Fue complacido, imposible negarle su último pedimento.
Luchó por su jubilación eterna en Nabasanuka, dedicando alma, vida y corazón al pueblo warao, y la ganó con creces.
En el jardín interior de la misión La Consolata, en esa comunidad, yacen sus restos mortales en un panteón con techo.
De visita obligada, como un eco de su presencia, tributa honores a quien imploró a Dios, un soplo de aliento divino para la continuidad de las misiones, que comenzaran con la visita a Tucupita, de los capuchinos Bienvenido de Carucero y Arcángel de Valdavida en enero de 1919.
Ya sin voz y debilitado, insistió en morir y ser enterrado en el lugar, lo que se hizo a su fallecimiento en 2017. Para el momento, había permanecido entre los waraos, 69 años ininterrumpidos, desde que llegara de su natal España en 1948.
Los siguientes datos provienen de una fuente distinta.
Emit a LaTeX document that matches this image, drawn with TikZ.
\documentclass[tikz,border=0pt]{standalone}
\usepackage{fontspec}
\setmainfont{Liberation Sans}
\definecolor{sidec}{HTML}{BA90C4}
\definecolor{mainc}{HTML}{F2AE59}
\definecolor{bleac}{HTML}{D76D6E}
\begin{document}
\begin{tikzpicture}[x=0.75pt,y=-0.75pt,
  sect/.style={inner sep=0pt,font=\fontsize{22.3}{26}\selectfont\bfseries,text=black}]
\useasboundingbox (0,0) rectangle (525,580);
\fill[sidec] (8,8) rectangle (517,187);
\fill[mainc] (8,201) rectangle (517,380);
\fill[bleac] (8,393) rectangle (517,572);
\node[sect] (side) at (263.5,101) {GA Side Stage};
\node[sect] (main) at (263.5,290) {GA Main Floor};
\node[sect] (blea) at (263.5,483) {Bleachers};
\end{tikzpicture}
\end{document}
Contaba el desaparecido padre K’okal, que debían al padre Damián, el entusiasmo por retomar las misiones y vivificarlas de nuevo.
Era parte de la predica del capuchino, dejar herederos espirituales, que dieran continuidad a una obra, cuyo esplendor se produjo en las décadas de los 60, 70 y 80.
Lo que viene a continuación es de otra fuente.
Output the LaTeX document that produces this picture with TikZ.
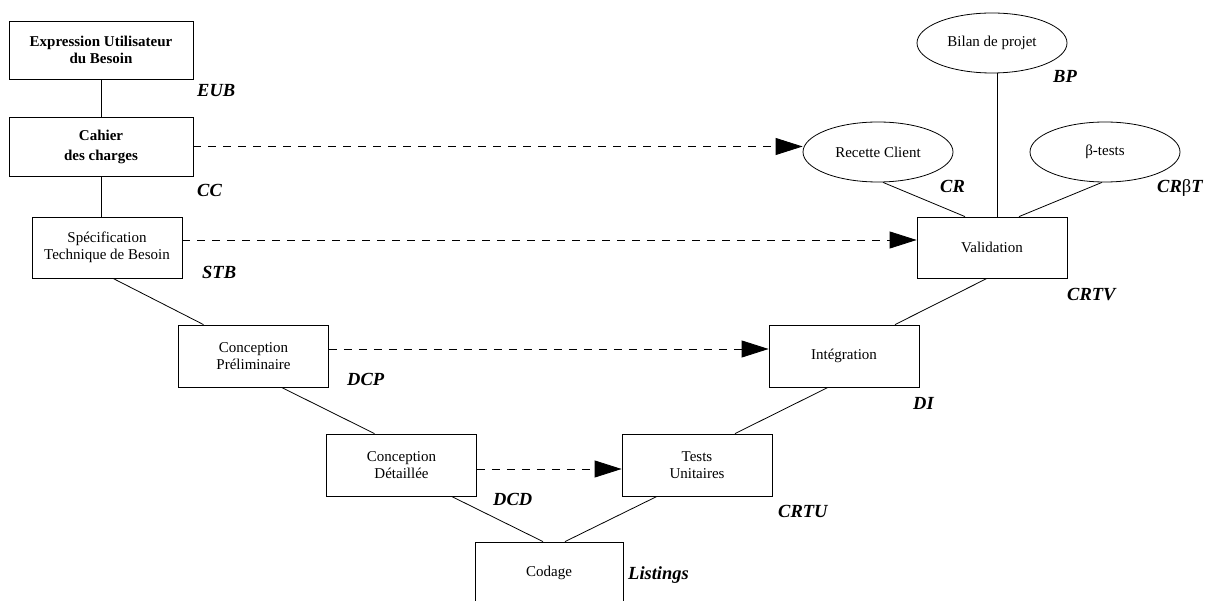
\documentclass[tikz,border=0pt]{standalone}
\usepackage{fontspec}
\setmainfont{Liberation Serif}
\usepackage{tikz}
\usetikzlibrary{shapes.geometric, arrows.meta, positioning}

\tikzset{
  etape/.style={draw, rectangle, line width=0.8pt, minimum width=150pt, minimum height=62pt, align=center, font=\fontsize{15}{17}\selectfont},
  bilan/.style={draw, ellipse, line width=0.8pt, minimum width=150pt, minimum height=60pt, inner sep=0pt, font=\fontsize{15}{17}\selectfont},
  doc/.style={anchor=base west, inner sep=0pt, font=\fontsize{18.5}{20}\selectfont\bfseries\itshape},
  lien/.style={line width=0.8pt},
  trace/.style={line width=0.8pt, dash pattern=on 8pt off 7pt, -{Triangle[length=27pt, width=17pt]}}
}

\begin{document}
\begin{tikzpicture}[x=1pt, y=-1pt]
        \useasboundingbox (0,0) rectangle (1211,601);
        \clip (0,0) rectangle (1211,601);

        % branche descendante
        \node[etape, minimum width=184pt, minimum height=58pt, font=\fontsize{15}{17}\selectfont\bfseries] (eub) at (101,50) {Expression Utilisateur\\du Besoin};
        \node[etape, minimum width=184pt, minimum height=59pt, font=\fontsize{15}{17}\selectfont\bfseries] (cc) at (101,146.5) {Cahier\\[3pt]des charges};
        \node[etape, minimum height=61pt] (stb) at (107,247.5) {Spécification\\Technique de Besoin};
        \node[etape] (cp) at (253.5,356) {Conception\\Préliminaire};
        \node[etape] (cd) at (401.5,465) {Conception\\Détaillée};
        \node[etape, minimum width=148pt] (cod) at (549,573) {Codage};

        % branche montante
        \node[etape] (tu) at (697,465) {Tests\\Unitaires};
        \node[etape] (integ) at (844,356) {Intégration};
        \node[etape, minimum height=61pt] (valid) at (992,247.5) {Validation};
        \node[bilan] (rc) at (878,152) {Recette Client};
        \node[bilan] (bp) at (992,43) {Bilan de projet};
        \node[bilan] (bt) at (1105,152) {β-tests};

        % documents
        \node[doc] (l1) at (197,97) {EUB};
        \node[doc] (l2) at (197,197) {CC};
        \node[doc] (l3) at (202,279) {STB};
        \node[doc] (l4) at (347,386) {DCP};
        \node[doc] (l5) at (493,506) {DCD};
        \node[doc] (l6) at (628,579) {Listings};
        \node[doc] (l7) at (778,518) {CRTU};
        \node[doc] (l8) at (913,410) {DI};
        \node[doc] (l9) at (1067,301) {CRTV};
        \node[doc] (l10) at (940,193) {CR};
        \node[doc] (l11) at (1053,83) {BP};
        \node[doc] (l12) at (1157,193) {CR{\fontsize{18.5}{20}\mdseries\upshape β}T};

        \draw[lien] (eub.south) -- (cc.north);
        \draw[lien] (cc.south) -- (cc.south |- stb.north);
        \draw[lien] ([xshift=6pt]stb.south) -- ([xshift=-50pt]cp.north);
        \draw[lien] ([xshift=28pt]cp.south) -- ([xshift=-27pt]cd.north);
        \draw[lien] ([xshift=50pt]cd.south) -- ([xshift=-6pt]cod.north);
        \draw[lien] ([xshift=16pt]cod.north) -- ([xshift=-40pt]tu.south);
        \draw[lien] ([xshift=38pt]tu.north) -- ([xshift=-16pt]integ.south);
        \draw[lien] ([xshift=51pt]integ.north) -- ([xshift=-5pt]valid.south);
        \draw[lien] ([xshift=5pt]rc.south) -- ([xshift=-27pt]valid.north);
        \draw[lien] ([xshift=5pt]bp.south) -- ([xshift=5pt]valid.north);
        \draw[lien] ([xshift=-3pt]bt.south) -- ([xshift=27pt]valid.north);

        \draw[trace] (cc.east) -- (cc.east -| rc.west);
        \draw[trace] ([yshift=7.5pt]stb.east) -- ([yshift=7.5pt]stb.east -| valid.west);
        \draw[trace] ([yshift=7pt]cp.east) -- ([yshift=7pt]cp.east -| integ.west);
        \draw[trace] ([yshift=-4pt]cd.east) -- ([yshift=-4pt]cd.east -| tu.west);
  \end{tikzpicture}
\end{document}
En el presente, el sitio de su definitiva morada parece ser el mejor punto de observación para velar por la casa de comunidad espiritual e insuflar el animo necesario, a fin de que sus herederos den continuidad a una obra, a la que muchos entregaron el ser.
A ese legado le queda la raíz intacta y desde donde quiera que esté, la hará crecer y florecer.